Mr. Starr's refusal to give Nick the ball drew blistering commentary Sunday from Rangers TV announcer Tom Grieve and national attention afterward. On Wednesday, friends continued to defend Mr. Starr, a Sachse resident.

"I've known Matt for seven or eight years, and he is without exception the greatest baseball fan that I know. He could tell you anything about baseball," said Hadley Baker of Garland, who added that he and Mr. Starr ministered to children at Sachse Assembly of God. "Kids were our whole lives."

He said Mr. Starr had retreated from what he called the media's hyped and hysterical coverage.

"They're just making way too much out of it," Mr. Baker said. "It's completely ludicrous. They need someone to stand up for him."

One of Mr. Starr's neighbors, Kendra Stout, said she was upset by what her children watched an adult neighbor do on national television.

"Any adult with the right mind would have handed [the ball] over," Ms. Stout said. "He's probably learned a sad lesson."


You know, call me crazy, but I'd think that one of the first things they'd teach you in Youth Minister School is to not knock over four-year-olds in pursuit of material gain. But maybe I'm wrong.

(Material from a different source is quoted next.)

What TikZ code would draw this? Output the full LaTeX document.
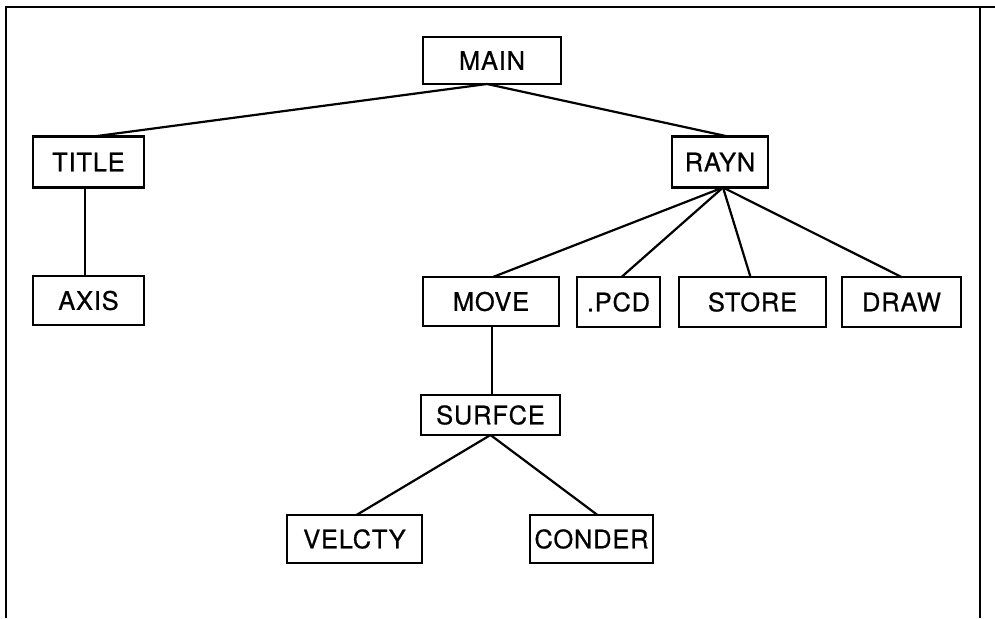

OK, I'm done with Mr. Starr. He's apologized, and the odds are pretty good that he'll have to live with this for a long time. Enough is enough, so let's move on.

Posted by Charles Kuffner on June 17, 2004 to Baseball | TrackBack
Comments

Youth minister, huh? Well, that clears up one mystery I've been pondering for a while. I've been trying to figure out where this massive sense of entitlement that seems to permeate the generations of people under the age of 20 or so came from. But knowing this guy, who sat back with such a pompous look on his face and looked so pleased with himself at having bested a 4 year old, is someone who serves as a role model for children helped clear part of that up.

My cynical guess: I think the guy is hoping that by apologizing and playing the good guy, he'll get in on some of the free swag the kid's gotten in on. Fat chance.